Bürgerrat ein Abbild der Bevölkerung

Die 99 Mitglieder des Bürgerrates wurden mit Hilfe eines geschichteten Zufallsverfahren aus dem ganzen Land ausgelost. Jeder Erwachsene mit Wohnsitz in Irland kann Mitglied eines Bürgerrates werden. Dazu gehören auch Menschen, die nicht die irische Staatsbürgerschaft besitzen, und solche, die nicht im Wählerverzeichnis eingetragen sind. Damit bilden die Teilnehmer ein breites Spektrum der irischen Gesellschaft ab.

20.000 Haushalte hatten eine postalische Einladung zum Bürgerrat erhalten. Aus jedem Haushalt wurde ein Mitglied aufgefordert, sich für eine Teilnahme am Bürgerrat zu bewerben. Auf Grundlage der aktuellsten Volkszählungsdaten wurden bei der Auswahl der Teilnehmer Faktoren wie Alter, Geschlecht, Wohnort und beruflich-wirtschaftlicher Status berücksichtigt.

Der Bürgerrat trifft sich zu insgesamt sechs Wochenend-Sitzungen. Die letzte Sitzung findet am 21./22. Oktober 2023 statt. Der Abschlussbericht der Teilnehmer mit deren Empfehlungen zur Drogenpolitik wird dem Parlament bis Ende 2023 übergeben.

Bürgerräte seit 2016, vier Referenden

Seit 2016 haben sich Bürgerräte in Irland mit den Themen Abtreibung, alternde Gesellschaft, Biodiversität, zeitlich festgelegte Legislaturperioden für das Parlament, Regeln für Volksentscheide, Klima und Geschlechtergerechtigkeit befasst.

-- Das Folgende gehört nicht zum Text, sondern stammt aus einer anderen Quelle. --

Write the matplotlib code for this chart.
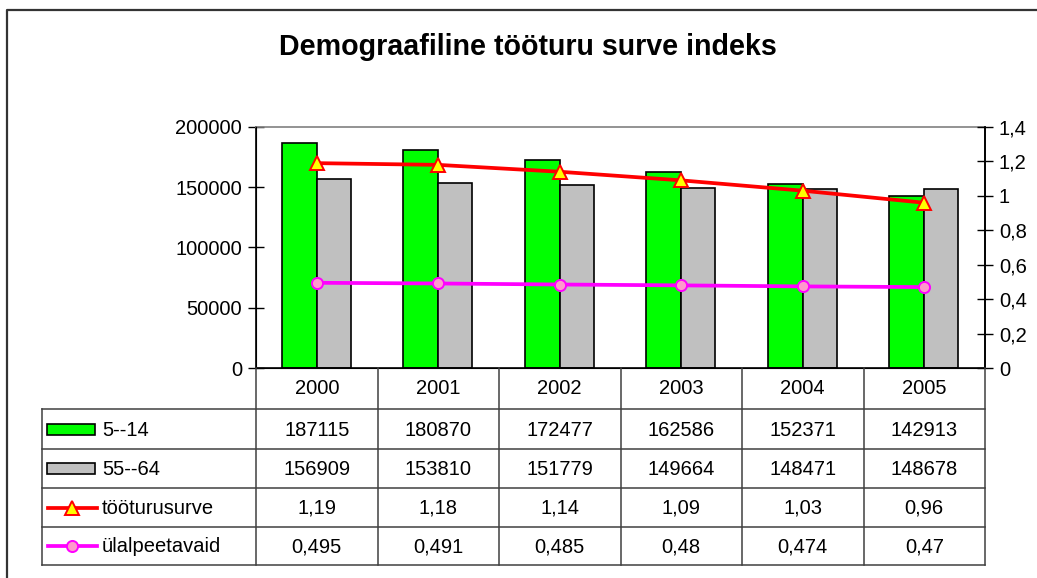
import numpy as np
import matplotlib
matplotlib.use("Agg")
import matplotlib.pyplot as plt
from matplotlib.patches import Rectangle

plt.rcParams['font.family'] = ['Liberation Sans', 'DejaVu Sans']

# ================= data =================
years = ['2000', '2001', '2002', '2003', '2004', '2005']
young = [187115, 180870, 172477, 162586, 152371, 142913]      # 5--14
old = [156909, 153810, 151779, 149664, 148471, 148678]        # 55--64
pressure = [1.19, 1.18, 1.14, 1.09, 1.03, 0.96]               # tööturusurve
dependents = [0.495, 0.491, 0.485, 0.48, 0.474, 0.47]         # ülalpeetavaid
series_names = ['5--14', '55--64', 'tööturusurve', 'ülalpeetavaid']
left_ticks = [0, 50000, 100000, 150000, 200000]
right_ticks = [0, 0.2, 0.4, 0.6, 0.8, 1.0, 1.2, 1.4]

# ================= layout (pixels) =================
W, H = 1037, 578
PL, PR, PT, PB = 256, 985, 127, 368
row_edges = [368, 409, 449, 488, 527, 565]
TL = 42
FS = 14.5
LW = 2.7

def comma(v):
    return f"{v:g}".replace('.', ',')

fig = plt.figure(figsize=(W / 100, H / 100), dpi=100)

ax = fig.add_axes([PL / W, 1 - PB / H, (PR - PL) / W, (PB - PT) / H])
x = np.arange(len(years))
ax.bar(x - 0.29, young, width=0.29, align='edge', color='#00FF00',
       edgecolor='black', linewidth=1.2, zorder=2)
ax.bar(x, old, width=0.28, align='edge', color='#C0C0C0',
       edgecolor='black', linewidth=1.2, zorder=2)
ax.set_xlim(-0.5, len(years) - 0.5)
ax.set_ylim(0, 200000)
ax.set_yticks(left_ticks)
ax.set_yticklabels([str(t) for t in left_ticks])
ax.set_xticks([])
ax.tick_params(axis='y', direction='inout', length=12, width=1, labelsize=FS, pad=4)
for s in ['left', 'bottom', 'right']:
    ax.spines[s].set_color('black')
    ax.spines[s].set_linewidth(1.2)
ax.spines['top'].set_color('#808080')
ax.spines['top'].set_linewidth(1.2)

ax2 = ax.twinx()
ax2.plot(x, pressure, color='#FF0000', linewidth=LW, marker='^', markersize=10,
         markerfacecolor='#FFFF00', markeredgecolor='#FF0000', markeredgewidth=1.4, zorder=3)
ax2.plot(x, dependents, color='#FF00FF', linewidth=LW, marker='o', markersize=8,
         markerfacecolor='#FF99CC', markeredgecolor='#FF00FF', markeredgewidth=1.4, zorder=3)
ax2.set_ylim(0, 1.4)
ax2.set_yticks(right_ticks)
ax2.set_yticklabels([comma(round(t, 1)) for t in right_ticks])
ax2.tick_params(axis='y', direction='inout', length=12, width=1, labelsize=FS, pad=4)
ax2.spines['right'].set_color('black')
ax2.spines['right'].set_linewidth(1.2)
ax2.spines['top'].set_visible(False)

# ================= overlay: title, border, data table =================
ov = fig.add_axes([0, 0, 1, 1], zorder=5)
ov.set_xlim(0, W)
ov.set_ylim(H, 0)
ov.axis('off')
ov.patch.set_alpha(0)

ov.text(528, 47, 'Demograafiline tööturu surve indeks', ha='center', va='center',
        fontsize=20.6, fontweight='bold')
ov.plot([7, 7, W + 5], [H + 5, 10, 10], color='#333333', linewidth=1.6)

col_w = (PR - PL) / len(years)
line_c = '#404040'
# horizontal lines
for yy in row_edges[1:]:
    ov.plot([TL, PR], [yy, yy], color=line_c, linewidth=1.1)
# vertical lines
ov.plot([TL, TL], [row_edges[1], row_edges[-1]], color=line_c, linewidth=1.1)
for j in range(len(years) + 1):
    xx = PL + j * col_w
    ov.plot([xx, xx], [PB, row_edges[-1]], color=line_c, linewidth=1.1)

# header
for j, yr in enumerate(years):
    ov.text(PL + (j + 0.5) * col_w, (row_edges[0] + row_edges[1]) / 2, yr,
            ha='center', va='center', fontsize=FS)

rows = [[str(v) for v in young], [str(v) for v in old],
        [comma(v) for v in pressure], [comma(v) for v in dependents]]
for r, vals in enumerate(rows):
    yc = (row_edges[r + 1] + row_edges[r + 2]) / 2
    for j, v in enumerate(vals):
        ov.text(PL + (j + 0.5) * col_w, yc + 1, v, ha='center', va='center', fontsize=FS)
    ov.text(102, yc + 1, series_names[r], ha='left', va='center', fontsize=FS)

# legend keys
yc = [(row_edges[r + 1] + row_edges[r + 2]) / 2 for r in range(4)]
ov.add_patch(Rectangle((47, yc[0] - 5.5), 48, 11, facecolor='#00FF00', edgecolor='black', linewidth=1.2))
ov.add_patch(Rectangle((47, yc[1] - 5.5), 48, 11, facecolor='#C0C0C0', edgecolor='black', linewidth=1.2))
ov.plot([48, 97], [yc[2], yc[2]], color='#FF0000', linewidth=LW)
ov.plot([72], [yc[2]], marker='^', markersize=10, markerfacecolor='#FFFF00',
        markeredgecolor='#FF0000', markeredgewidth=1.4, linestyle='none')
ov.plot([48, 97], [yc[3], yc[3]], color='#FF00FF', linewidth=LW)
ov.plot([72], [yc[3]], marker='o', markersize=8, markerfacecolor='#FF99CC',
        markeredgecolor='#FF00FF', markeredgewidth=1.4, linestyle='none')

fig.savefig('out.png', dpi=100)
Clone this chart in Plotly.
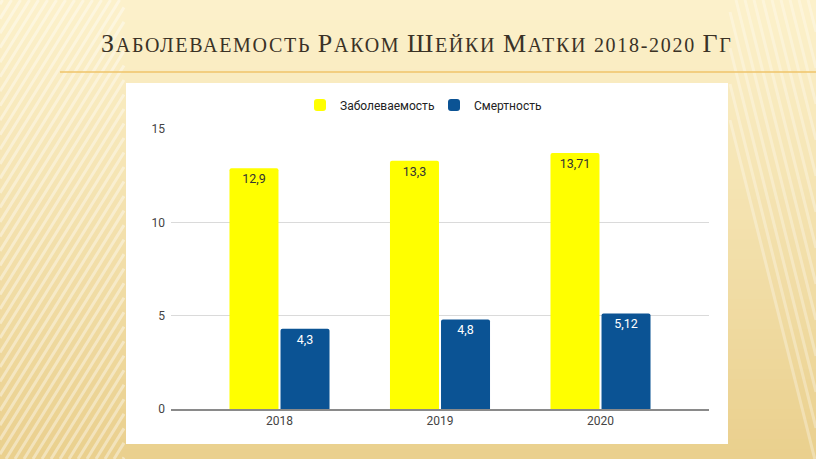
import plotly.graph_objects as go

# ---- data ----
years = ["2018", "2019", "2020"]
incidence = [12.9, 13.3, 13.71]
mortality = [4.3, 4.8, 5.12]
series_names = ["Заболеваемость", "Смертность"]
y_ticks = [0, 5, 10, 15]
title_text = "ЗАБОЛЕВАЕМОСТЬ РАКОМ ШЕЙКИ МАТКИ 2018-2020 ГГ"

W, H = 816, 459
L, R, T, B = 171, 709, 129, 409


def px2x(px):
    return (px - L) / (R - L)


def py2y(py):
    return (B - py) / (B - T)


def fmt(v):
    return str(v).replace(".", ",")


fig = go.Figure()
fig.add_trace(go.Bar(
    x=years, y=incidence, name=series_names[0],
    marker=dict(color="#FFFF00", line=dict(width=0)),
    text=[fmt(v) for v in incidence], textposition="inside",
    insidetextanchor="end", textangle=0,
    insidetextfont=dict(color="#333333", size=12.5, family="Roboto"),
))
fig.add_trace(go.Bar(
    x=years, y=mortality, name=series_names[1],
    marker=dict(color="#0B5394", line=dict(width=0)),
    text=[fmt(v) for v in mortality], textposition="inside",
    insidetextanchor="end", textangle=0,
    insidetextfont=dict(color="#FFFFFF", size=12.5, family="Roboto"),
))

shapes = []
# background gradient (decoration)
top_c = (252, 241, 203)
bot_c = (234, 208, 142)
n = 46
for i in range(n):
    t = i / (n - 1)
    c = tuple(int(round(top_c[k] + (bot_c[k] - top_c[k]) * t)) for k in range(3))
    y0 = H * i / n
    y1 = H * (i + 1) / n + 1
    shapes.append(dict(type="rect", xref="paper", yref="paper", layer="below",
                       x0=px2x(-2), x1=px2x(W + 2), y0=py2y(y1), y1=py2y(y0),
                       fillcolor="rgb(%d,%d,%d)" % c, line=dict(width=0)))


def clip_line(xa, ya, xb, yb, xmin, xmax):
    if xa > xb:
        xa, ya, xb, yb = xb, yb, xa, ya
    if xb < xmin or xa > xmax:
        return None
    def yat(x):
        return ya + (yb - ya) * (x - xa) / (xb - xa)
    x0 = max(xa, xmin)
    x1 = min(xb, xmax)
    return x0, yat(x0), x1, yat(x1)

# left diagonal stripes "/"
k = 0.62
for a in range(-300, 140, 9):
    seg = clip_line(a, H, a + H * k, 0, 0, 124)
    if seg:
        x0, y0, x1, y1 = seg
        shapes.append(dict(type="line", xref="paper", yref="paper", layer="below",
                           x0=px2x(x0), y0=py2y(y0), x1=px2x(x1), y1=py2y(y1),
                           line=dict(color="rgba(255,255,255,0.4)", width=3)))
# right stripes "\"
k2 = 0.25
for a in range(700, 900, 9):
    seg = clip_line(a, 0, a + H * k2, H, 730, W)
    if seg:
        x0, y0, x1, y1 = seg
        shapes.append(dict(type="line", xref="paper", yref="paper", layer="below",
                           x0=px2x(x0), y0=py2y(y0), x1=px2x(x1), y1=py2y(y1),
                           line=dict(color="rgba(255,255,255,0.3)", width=3)))

# title underline
shapes.append(dict(type="line", xref="paper", yref="paper", layer="below",
                   x0=px2x(60), x1=px2x(W), y0=py2y(72), y1=py2y(72),
                   line=dict(color="#EFC46A", width=1.5)))
# white chart panel
shapes.append(dict(type="rect", xref="paper", yref="paper", layer="below",
                   x0=px2x(126), x1=px2x(728), y0=py2y(444), y1=py2y(83),
                   fillcolor="#FFFFFF", line=dict(width=0)))


def title_html(s):
    out = []
    for word in s.split(" "):
        first, rest = word[0], word[1:]
        if first.isalpha():
            out.append('<span style="font-size:26px">%s</span>%s' % (first, rest))
        else:
            out.append(word)
    return '<span style="letter-spacing:1.7px">' + " ".join(out) + "</span>"


fig.add_annotation(
    text=title_html(title_text), xref="paper", yref="paper",
    x=px2x(99), y=py2y(43), xanchor="left", yanchor="middle",
    showarrow=False, font=dict(family="Liberation Serif", size=20, color="#3A3226"),
)

fig.update_layout(
    width=W, height=H,
    margin=dict(l=L, r=W - R, t=T, b=H - B),
    paper_bgcolor="#F6E4AE", plot_bgcolor="rgba(0,0,0,0)",
    barmode="group", bargap=0.364, bargroupgap=0.04, barcornerradius=2,
    font=dict(family="Roboto", size=12, color="#444444"),
    showlegend=True,
    legend=dict(orientation="h", x=px2x(300), y=py2y(105), xanchor="left", yanchor="middle",
                font=dict(size=12, color="#222222"), bgcolor="rgba(0,0,0,0)",
                entrywidth=89, entrywidthmode="pixels"),
    shapes=shapes,
    uniformtext=dict(mode=False),
)
fig.update_xaxes(type="category", range=[-0.676, 2.676], showgrid=False,
                 showline=True, linecolor="#8A8A8A", linewidth=2,
                 tickfont=dict(size=12, color="#444444"), ticks="", fixedrange=True)
fig.update_yaxes(range=[0, 15], tickvals=y_ticks, showgrid=True, gridcolor="#DADADA",
                 gridwidth=1, zeroline=False, showline=False, ticks="",
                 ticklabelstandoff=5,
                 tickfont=dict(size=12, color="#444444"), fixedrange=True)

fig.write_html("out.html")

Zuvor gab es von 2013 bis 2014 einen zu zwei Dritteln mit ausgelosten Bürgern besetzten Verfassungskonvent, auf dem über die gleichgeschlechtliche Ehe, Gotteslästerung, das Wahlrecht, ein Mindestalter für Präsidentschaftskandidaten, wirtschaftliche, soziale und kulturelle Rechte und die Rolle von Frauen in der Politik beraten wurde.

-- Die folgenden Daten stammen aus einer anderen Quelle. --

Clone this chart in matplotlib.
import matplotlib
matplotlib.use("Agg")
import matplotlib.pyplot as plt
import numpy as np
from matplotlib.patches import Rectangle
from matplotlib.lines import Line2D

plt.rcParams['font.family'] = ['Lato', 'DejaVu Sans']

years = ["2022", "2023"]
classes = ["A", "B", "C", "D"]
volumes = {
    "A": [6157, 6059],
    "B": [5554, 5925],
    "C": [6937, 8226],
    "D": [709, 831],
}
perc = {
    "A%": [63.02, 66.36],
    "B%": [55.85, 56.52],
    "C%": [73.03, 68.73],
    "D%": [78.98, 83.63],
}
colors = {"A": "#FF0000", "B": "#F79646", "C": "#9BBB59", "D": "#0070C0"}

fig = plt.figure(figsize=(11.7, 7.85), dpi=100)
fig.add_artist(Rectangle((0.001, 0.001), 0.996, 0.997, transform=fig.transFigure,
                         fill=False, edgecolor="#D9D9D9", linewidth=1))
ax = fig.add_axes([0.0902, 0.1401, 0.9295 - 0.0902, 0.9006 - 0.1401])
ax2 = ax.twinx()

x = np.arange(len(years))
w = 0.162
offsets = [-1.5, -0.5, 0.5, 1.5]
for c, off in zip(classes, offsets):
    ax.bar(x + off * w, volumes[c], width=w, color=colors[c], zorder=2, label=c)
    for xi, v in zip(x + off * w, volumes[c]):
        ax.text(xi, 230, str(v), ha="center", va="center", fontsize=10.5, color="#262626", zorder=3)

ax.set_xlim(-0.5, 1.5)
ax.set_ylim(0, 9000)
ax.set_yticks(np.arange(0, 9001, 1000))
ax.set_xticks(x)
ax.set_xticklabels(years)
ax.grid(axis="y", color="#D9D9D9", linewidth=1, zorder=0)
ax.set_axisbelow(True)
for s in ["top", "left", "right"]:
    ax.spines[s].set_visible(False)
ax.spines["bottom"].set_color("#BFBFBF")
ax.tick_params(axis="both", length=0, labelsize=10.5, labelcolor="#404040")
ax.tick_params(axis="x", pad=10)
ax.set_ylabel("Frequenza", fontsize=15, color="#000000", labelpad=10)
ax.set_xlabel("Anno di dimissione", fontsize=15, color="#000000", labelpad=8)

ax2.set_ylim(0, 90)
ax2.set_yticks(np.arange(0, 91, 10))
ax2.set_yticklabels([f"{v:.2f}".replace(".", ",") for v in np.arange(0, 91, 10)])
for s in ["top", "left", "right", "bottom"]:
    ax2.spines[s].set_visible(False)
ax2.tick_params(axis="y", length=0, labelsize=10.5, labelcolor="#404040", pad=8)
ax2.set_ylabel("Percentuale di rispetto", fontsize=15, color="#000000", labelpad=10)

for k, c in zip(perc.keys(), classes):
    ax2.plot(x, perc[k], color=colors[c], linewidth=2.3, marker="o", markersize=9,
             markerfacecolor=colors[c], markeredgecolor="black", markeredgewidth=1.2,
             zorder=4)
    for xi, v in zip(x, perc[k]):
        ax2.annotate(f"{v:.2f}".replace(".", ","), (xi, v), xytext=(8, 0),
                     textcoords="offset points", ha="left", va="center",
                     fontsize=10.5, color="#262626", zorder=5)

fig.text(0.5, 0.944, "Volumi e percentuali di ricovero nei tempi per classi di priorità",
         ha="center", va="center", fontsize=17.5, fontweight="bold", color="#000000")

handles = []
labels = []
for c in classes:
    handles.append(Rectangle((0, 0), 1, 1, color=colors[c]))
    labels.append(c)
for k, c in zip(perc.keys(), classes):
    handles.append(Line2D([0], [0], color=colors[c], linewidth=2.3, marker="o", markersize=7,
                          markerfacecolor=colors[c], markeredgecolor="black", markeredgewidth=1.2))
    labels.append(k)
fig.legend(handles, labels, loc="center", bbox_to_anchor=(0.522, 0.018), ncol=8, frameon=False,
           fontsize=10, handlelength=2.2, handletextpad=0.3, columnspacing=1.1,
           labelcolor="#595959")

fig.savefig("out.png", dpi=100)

Empfehlungen der Bürgerräte zu Abtreibung, gleichgeschlechtlicher Ehe und die Streichung des Paragraphen zur Gotteslästerung aus der Verfassung fanden in obligatorisch vorgeschriebenen Verfassungsreferenden eine Mehrheit. Die vom Verfassungskonvent vorgeschlagene Senkung des Mindestwahlalters für Präsidentschaftskandidaten von 35 auf 21 Jahre wurde von den Abstimmenden hingegen abgelehnt.